In the midst of announcing specific judgments, God provides hope in a precious promise. Adam and Eve have just committed cosmic treason by disobeying God’s clear command not to eat the fruit of the tree of the knowledge of good and evil. The serpent had talked Eve into the treacherous act and her husband, Adam, followed suit. Now God delivers punishment to each of the participants in the great sin. While cursing the serpent, God states that there will be enmity between his seed and the seed of the woman. Basically, that the descendants of the serpent and the descendants of the woman will not get along but constantly be at odds with one another. In fact, one of these seeds or descendants of the woman will bruise the serpent on the head. The idea is that of a crushing defeat; a knock out in a boxing match. The serpent will bruise the seed on the heel but will not be successful in defeating him. A bruised heel can be recovered from but a bruised head cannot. Thus, God promises one who will be born of a woman who will completely defeat the serpent, who is Satan himself (Revelation 12:9).
This one verse serves as the picture of the entire Bible. It would be what you would see on the top of the box of the puzzle. The One who serves as the Savior of His people by defeating Satan and the powers of sin and death that he holds. All of Scripture basically serves as the unfolding of this promise. It can be described as the thesis or purpose statement for the entire Bible.
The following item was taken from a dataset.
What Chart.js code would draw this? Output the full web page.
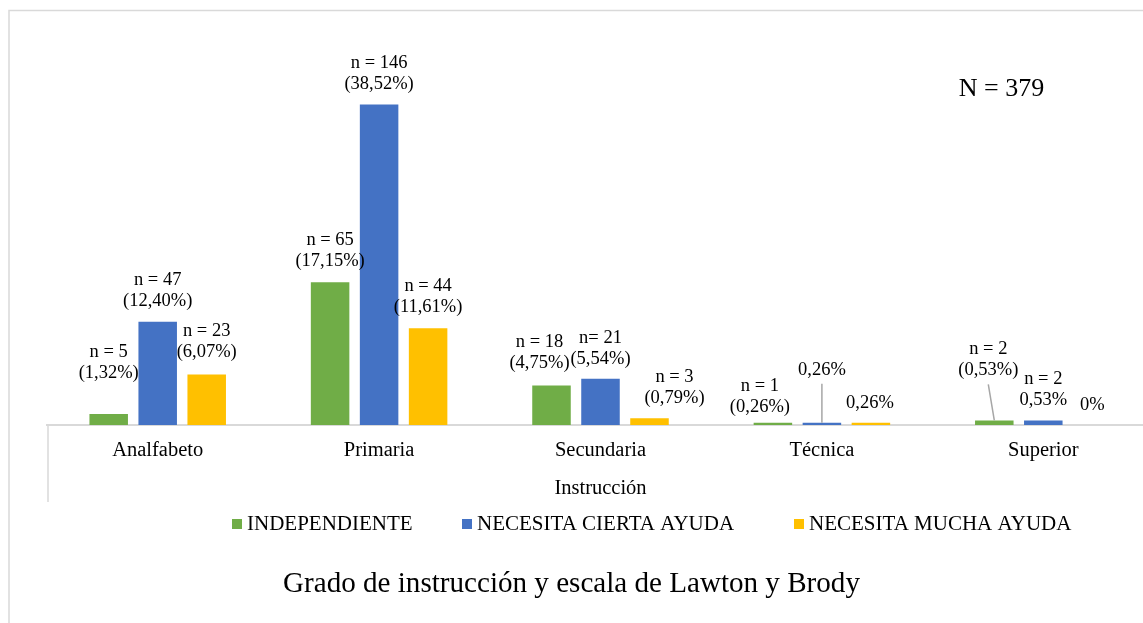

The Pentateuch (the first five books of the Bible) and the historical books reveal God’s working to bring this seed through the chosen lineage as well as providing previews of the salvation that the seed will accomplish through dying in the place of those who will trust in Him. The tedious genealogies trace the seed’s coming and the numerous animal sacrifices indicated that someone would die in the place of the people for their sins. The Law points to the need of the seed since it reveals that none of us are perfect and thus cannot save ourselves since we all fall short of it. The prophets provide further information regarding the seed’s birth and work indicating that He will be born of a virgin (Isaiah 7:14) and be God Himself (Isaiah 9:6). The Gospels and New Testament letters reveals this seed to have arrived and be named Jesus (Matthew 1:1-16, 21; Galatians 4:4-5) and show how He defeated the serpent through His death on the cross and bodily resurrection. They also indicate the change that the seed brings when one truly has embraced Him and trusted in Him and His work for their salvation.
So the next time that you are perplexed trying to make sense of a certain passage of Scripture that you are studying, consider how it contributes to the greater picture of God’s salvation through Christ and His death on the cross. The intended meaning may then become clear. You may see how the puzzle indeed fits after looking at the top of the box.